Glucose strips in orally treated T2DM: America catches up
To celebrate the tenth anniversary of Andrew Farmer’s landmark BMJ paper showing that self-monitoring of blood glucose is a waste of time for Britons with type 2 diabetes who are not on insulin, JAMA IM publishes this North Carolina study, which shows that the same is true for Americans.

The Lancet  10 June 2017  Vol 389
Tildrakizumab
“Tildrakizumab is a high-affinity, humanised, IgG1 κ antibody targeting interleukin 23 p19 that represents an evolving treatment strategy in chronic plaque psoriasis.” For “evolving treatment strategy” please read “drug that Merck is trying to sell in a highly competitive market for new mabs.” In two phase 3 trials, funded by Merck, it performs well against placebo. Against etanercept, the difference is not great: it’s expressed as a difference of percentages achieving changes in psoriasis area and severity index (PASI) points and the detail is complicated and attached to a series of clinically meaningless P-values. The big question is how much value this mab adds to the treatments that are already standard. I have absolutely no idea.

Brentuximab
From one of the commonest skin conditions to one of the rarest: cutaneous CD30-positive-cell lymphoma. And for every disease there is now a mab that somebody wants to sell: this one rejoices in the name of brentuximab vedotin, made and trialled by a subsidiary of Takeda Pharmaceuticals. But enough of this; I fear I am losing my audience. The Lancet may have seen fit to publish this trial, but for most of us, brentuximab vedótin is hardly worth the nótin’.

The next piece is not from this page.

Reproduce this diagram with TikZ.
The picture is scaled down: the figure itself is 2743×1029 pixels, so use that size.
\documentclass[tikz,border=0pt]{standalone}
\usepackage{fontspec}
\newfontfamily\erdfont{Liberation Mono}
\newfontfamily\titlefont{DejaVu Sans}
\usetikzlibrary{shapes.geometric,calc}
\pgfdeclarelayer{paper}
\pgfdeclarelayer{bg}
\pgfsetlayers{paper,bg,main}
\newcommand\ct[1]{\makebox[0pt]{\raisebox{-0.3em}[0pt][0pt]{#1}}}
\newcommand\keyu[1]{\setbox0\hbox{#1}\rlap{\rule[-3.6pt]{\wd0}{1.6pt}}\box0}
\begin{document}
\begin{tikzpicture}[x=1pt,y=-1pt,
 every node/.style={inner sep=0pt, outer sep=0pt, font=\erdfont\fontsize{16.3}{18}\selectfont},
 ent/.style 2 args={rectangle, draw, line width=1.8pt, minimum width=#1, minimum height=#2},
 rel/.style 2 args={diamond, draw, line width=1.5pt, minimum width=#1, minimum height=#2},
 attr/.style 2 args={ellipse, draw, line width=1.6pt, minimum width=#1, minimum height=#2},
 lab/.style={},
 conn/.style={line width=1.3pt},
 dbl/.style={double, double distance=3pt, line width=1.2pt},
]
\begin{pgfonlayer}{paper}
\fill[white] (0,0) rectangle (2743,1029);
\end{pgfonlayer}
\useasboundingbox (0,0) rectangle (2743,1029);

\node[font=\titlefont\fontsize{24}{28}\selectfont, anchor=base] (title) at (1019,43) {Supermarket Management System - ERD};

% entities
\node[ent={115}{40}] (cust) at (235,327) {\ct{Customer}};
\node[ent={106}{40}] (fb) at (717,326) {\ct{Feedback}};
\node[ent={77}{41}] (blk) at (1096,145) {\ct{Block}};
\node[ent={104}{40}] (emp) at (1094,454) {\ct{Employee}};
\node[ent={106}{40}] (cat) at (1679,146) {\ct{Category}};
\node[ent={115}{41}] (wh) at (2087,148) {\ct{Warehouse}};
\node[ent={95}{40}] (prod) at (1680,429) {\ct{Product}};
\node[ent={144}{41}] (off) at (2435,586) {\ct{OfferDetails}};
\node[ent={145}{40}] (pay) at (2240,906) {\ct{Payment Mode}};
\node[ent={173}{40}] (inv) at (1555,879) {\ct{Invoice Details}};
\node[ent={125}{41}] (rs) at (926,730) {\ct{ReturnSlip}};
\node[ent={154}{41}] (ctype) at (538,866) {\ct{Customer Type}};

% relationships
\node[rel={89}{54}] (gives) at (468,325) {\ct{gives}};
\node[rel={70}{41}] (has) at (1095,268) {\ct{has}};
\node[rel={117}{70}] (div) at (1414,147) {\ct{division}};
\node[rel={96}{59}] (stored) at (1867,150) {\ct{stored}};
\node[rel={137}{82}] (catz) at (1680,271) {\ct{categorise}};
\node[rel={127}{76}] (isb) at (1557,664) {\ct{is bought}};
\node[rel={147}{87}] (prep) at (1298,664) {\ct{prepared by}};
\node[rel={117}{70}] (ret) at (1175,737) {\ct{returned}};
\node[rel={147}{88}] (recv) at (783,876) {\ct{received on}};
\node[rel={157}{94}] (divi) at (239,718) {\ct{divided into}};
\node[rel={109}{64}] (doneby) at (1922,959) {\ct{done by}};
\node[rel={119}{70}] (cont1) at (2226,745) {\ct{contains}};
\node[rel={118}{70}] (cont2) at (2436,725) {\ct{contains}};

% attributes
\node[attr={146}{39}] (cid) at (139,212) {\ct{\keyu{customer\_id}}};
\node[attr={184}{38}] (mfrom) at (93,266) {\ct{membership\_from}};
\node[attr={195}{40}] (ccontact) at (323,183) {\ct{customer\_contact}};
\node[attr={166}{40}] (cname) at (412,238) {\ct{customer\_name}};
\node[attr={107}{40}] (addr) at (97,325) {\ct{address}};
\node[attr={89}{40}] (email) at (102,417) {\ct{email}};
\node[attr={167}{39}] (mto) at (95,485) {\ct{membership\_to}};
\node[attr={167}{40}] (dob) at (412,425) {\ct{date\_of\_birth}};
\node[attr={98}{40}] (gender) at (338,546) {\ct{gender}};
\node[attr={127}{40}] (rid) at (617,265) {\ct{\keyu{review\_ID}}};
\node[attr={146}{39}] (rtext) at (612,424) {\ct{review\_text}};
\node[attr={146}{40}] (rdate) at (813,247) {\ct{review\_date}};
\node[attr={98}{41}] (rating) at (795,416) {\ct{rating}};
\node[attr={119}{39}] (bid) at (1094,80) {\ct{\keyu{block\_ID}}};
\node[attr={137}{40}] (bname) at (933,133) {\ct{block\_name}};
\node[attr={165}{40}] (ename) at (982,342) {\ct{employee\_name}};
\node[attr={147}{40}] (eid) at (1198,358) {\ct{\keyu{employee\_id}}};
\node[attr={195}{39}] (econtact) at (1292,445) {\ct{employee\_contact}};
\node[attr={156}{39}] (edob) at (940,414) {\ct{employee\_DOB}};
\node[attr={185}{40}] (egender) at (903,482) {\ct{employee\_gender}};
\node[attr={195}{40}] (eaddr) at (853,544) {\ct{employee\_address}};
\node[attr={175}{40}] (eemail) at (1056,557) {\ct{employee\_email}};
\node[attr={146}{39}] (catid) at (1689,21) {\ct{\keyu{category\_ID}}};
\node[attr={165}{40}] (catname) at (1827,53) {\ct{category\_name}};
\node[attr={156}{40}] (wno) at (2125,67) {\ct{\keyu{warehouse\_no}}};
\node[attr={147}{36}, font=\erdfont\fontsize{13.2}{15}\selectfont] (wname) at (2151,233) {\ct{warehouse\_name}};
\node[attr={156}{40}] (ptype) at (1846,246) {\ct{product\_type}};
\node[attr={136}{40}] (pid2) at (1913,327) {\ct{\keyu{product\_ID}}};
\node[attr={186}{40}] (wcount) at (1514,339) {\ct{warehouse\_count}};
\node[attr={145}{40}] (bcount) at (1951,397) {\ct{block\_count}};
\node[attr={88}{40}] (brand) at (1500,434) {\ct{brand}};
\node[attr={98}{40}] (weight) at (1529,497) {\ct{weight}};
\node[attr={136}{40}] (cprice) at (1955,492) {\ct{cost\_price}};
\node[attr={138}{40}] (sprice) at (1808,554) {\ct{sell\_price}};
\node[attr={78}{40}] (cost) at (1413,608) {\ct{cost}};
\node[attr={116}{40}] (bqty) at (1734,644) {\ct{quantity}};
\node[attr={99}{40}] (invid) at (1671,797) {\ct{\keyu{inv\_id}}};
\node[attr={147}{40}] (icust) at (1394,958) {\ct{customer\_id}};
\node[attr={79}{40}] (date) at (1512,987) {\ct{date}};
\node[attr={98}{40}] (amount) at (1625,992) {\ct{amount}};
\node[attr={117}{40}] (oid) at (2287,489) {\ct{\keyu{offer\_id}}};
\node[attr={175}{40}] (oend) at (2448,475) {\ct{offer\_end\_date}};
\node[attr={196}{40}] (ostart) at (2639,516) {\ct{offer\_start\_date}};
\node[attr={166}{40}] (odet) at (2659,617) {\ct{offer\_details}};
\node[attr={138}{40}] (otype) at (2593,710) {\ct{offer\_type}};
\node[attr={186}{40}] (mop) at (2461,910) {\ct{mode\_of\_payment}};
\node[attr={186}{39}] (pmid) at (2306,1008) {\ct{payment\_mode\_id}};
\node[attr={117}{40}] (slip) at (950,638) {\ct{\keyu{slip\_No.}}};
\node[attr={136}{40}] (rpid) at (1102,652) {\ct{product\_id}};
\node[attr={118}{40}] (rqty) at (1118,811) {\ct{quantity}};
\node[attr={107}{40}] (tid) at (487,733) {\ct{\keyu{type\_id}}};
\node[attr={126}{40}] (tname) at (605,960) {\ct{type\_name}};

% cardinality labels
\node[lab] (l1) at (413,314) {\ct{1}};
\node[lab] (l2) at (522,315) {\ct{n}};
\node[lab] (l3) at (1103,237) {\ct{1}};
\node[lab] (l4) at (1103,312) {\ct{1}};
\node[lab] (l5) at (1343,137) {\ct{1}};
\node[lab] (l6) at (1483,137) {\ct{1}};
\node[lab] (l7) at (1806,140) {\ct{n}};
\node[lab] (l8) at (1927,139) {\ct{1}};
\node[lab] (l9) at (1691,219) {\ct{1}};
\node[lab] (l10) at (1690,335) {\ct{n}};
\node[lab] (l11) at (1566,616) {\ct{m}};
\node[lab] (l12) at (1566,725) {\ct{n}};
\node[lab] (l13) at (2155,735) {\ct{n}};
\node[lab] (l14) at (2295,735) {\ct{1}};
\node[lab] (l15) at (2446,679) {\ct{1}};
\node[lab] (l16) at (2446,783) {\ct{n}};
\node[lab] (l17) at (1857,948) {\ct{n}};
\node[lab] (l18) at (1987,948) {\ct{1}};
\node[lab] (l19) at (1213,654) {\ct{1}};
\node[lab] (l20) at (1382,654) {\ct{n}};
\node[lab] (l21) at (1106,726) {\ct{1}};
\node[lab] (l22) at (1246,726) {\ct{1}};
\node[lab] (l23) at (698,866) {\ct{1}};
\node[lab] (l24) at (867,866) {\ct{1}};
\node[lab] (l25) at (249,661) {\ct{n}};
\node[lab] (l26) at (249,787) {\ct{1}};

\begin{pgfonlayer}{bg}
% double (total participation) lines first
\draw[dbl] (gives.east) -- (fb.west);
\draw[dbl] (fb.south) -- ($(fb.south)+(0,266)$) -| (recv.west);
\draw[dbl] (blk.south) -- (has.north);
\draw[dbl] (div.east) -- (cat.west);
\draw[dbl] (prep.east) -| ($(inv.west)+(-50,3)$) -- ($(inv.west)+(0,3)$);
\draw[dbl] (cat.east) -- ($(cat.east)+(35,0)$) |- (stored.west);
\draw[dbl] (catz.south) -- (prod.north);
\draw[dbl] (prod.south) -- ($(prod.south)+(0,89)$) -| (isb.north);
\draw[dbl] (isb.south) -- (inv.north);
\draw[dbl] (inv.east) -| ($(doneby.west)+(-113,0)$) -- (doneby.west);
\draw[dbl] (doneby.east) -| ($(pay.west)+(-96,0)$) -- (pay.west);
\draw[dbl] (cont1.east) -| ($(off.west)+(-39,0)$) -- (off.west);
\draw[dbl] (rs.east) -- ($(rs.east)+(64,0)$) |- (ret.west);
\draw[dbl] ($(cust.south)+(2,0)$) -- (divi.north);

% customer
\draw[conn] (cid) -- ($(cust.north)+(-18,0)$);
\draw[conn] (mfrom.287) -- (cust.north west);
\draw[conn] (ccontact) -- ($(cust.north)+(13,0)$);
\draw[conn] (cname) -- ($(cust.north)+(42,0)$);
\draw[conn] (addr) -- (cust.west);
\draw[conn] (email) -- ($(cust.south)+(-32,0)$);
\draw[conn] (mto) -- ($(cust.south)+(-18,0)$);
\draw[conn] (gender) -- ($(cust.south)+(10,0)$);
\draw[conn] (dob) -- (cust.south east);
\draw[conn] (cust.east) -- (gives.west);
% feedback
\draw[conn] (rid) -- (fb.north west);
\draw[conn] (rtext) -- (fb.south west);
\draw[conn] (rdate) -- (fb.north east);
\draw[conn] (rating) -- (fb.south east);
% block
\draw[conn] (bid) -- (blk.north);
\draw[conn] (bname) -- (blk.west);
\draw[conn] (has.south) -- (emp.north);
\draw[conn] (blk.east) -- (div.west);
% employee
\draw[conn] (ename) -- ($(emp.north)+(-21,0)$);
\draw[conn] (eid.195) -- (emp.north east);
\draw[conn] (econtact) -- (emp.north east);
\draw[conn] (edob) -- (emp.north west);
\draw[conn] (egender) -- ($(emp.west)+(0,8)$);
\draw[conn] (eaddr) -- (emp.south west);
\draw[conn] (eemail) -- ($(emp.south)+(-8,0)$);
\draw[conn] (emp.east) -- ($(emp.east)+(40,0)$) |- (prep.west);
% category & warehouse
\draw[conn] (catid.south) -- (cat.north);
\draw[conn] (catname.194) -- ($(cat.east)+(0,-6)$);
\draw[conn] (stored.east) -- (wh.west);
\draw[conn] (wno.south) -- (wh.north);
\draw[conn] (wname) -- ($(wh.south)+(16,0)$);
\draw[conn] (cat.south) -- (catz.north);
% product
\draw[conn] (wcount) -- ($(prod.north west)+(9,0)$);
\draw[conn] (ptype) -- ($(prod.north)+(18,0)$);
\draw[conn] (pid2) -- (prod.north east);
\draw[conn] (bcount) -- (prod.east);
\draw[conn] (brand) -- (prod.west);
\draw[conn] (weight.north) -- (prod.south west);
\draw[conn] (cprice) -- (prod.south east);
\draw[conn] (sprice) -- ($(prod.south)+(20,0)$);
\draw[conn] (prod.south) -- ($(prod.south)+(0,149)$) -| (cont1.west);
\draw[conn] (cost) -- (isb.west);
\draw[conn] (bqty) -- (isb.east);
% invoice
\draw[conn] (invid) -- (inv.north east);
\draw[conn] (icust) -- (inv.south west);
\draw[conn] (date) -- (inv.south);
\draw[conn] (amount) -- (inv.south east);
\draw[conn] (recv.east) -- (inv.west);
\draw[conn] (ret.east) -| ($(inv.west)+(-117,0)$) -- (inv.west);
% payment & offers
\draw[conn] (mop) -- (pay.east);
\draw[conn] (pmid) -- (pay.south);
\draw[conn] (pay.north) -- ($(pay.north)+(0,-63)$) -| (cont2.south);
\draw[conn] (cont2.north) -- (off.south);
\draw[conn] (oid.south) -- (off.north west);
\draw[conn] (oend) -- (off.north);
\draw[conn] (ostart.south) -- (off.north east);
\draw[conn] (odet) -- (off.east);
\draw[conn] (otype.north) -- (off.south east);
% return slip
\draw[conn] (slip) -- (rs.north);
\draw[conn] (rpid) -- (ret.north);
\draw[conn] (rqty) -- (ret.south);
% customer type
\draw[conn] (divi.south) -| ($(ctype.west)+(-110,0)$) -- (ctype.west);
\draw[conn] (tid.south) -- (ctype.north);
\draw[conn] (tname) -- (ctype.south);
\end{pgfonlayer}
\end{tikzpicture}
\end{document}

The BMJ 10 June 2017  Vol 357
Reporting of RCTs: from poor to middling
At a rough estimate, I have read the abstracts of over 2000 Cochrane reviews in the past three years or so. It’s quite a reality check if you want to believe in evidence based medicine. The authors of this study went through about the same number of Cochrane full reviews published between 2011 and 2014, and found that they took their data from 20 920 randomised controlled trials. Then they analysed the reporting of all these trials. Yes, they looked at 20 920 RCTs and they have lived to tell the tale. Over this relatively brief time span, they were able to detect an overall improvement in the reporting of summary data from RCTs, which offers a glimmer of hope. But for many, especially if reported in low impact factor journals, the standard remains dire.

Hammering the hippocampus
If this MRI study of the effects of alcohol on the brain is to be believed, my scan would show complete absence of the right hippocampus. Which is fine by me: we live to use up our organs, and I am old. “While those consuming over 30 units a week were at the highest risk compared with abstainers (odds ratio 5.8), even those drinking moderately (14-21 units/week) had three times the odds of right sided hippocampal atrophy (3.4). There was no protective effect of light drinking (1-<7 units/week) over abstinence.” Ah well.

Poem of the Week: Lines on the Life & Work of S T Coleridge (1772-1834)

Coleridge needed cuddles.
He seldom got them from his mother,
Which led to all his muddles
Seeking them from another.

He married a woman called Sara
Then found he couldn’t bear her,
And sought another of similar name
But found she wouldn’t do the same;
Though once on a sofa with her sister
They petted him: O, how he missed her!
He fled, unable to cope with them
And took to drinking opium
Mixed with a pint or two of brandy
To stop him ever feeling randy.
Brief verses can hardly relate
How often he failed to mate:
It is a tale that needs two tomes
Fortunately written by Richard Holmes.

And so it went on, and on – and on a bit more, like the Ancient Mariner,
Until the reader hits a barrier:
Why o why was he always fuddled
When all he needed was to get cuddled?
Yet
Coleridge was the greatest man that England got to make
Except Shakespeare, Turner, and William Blake.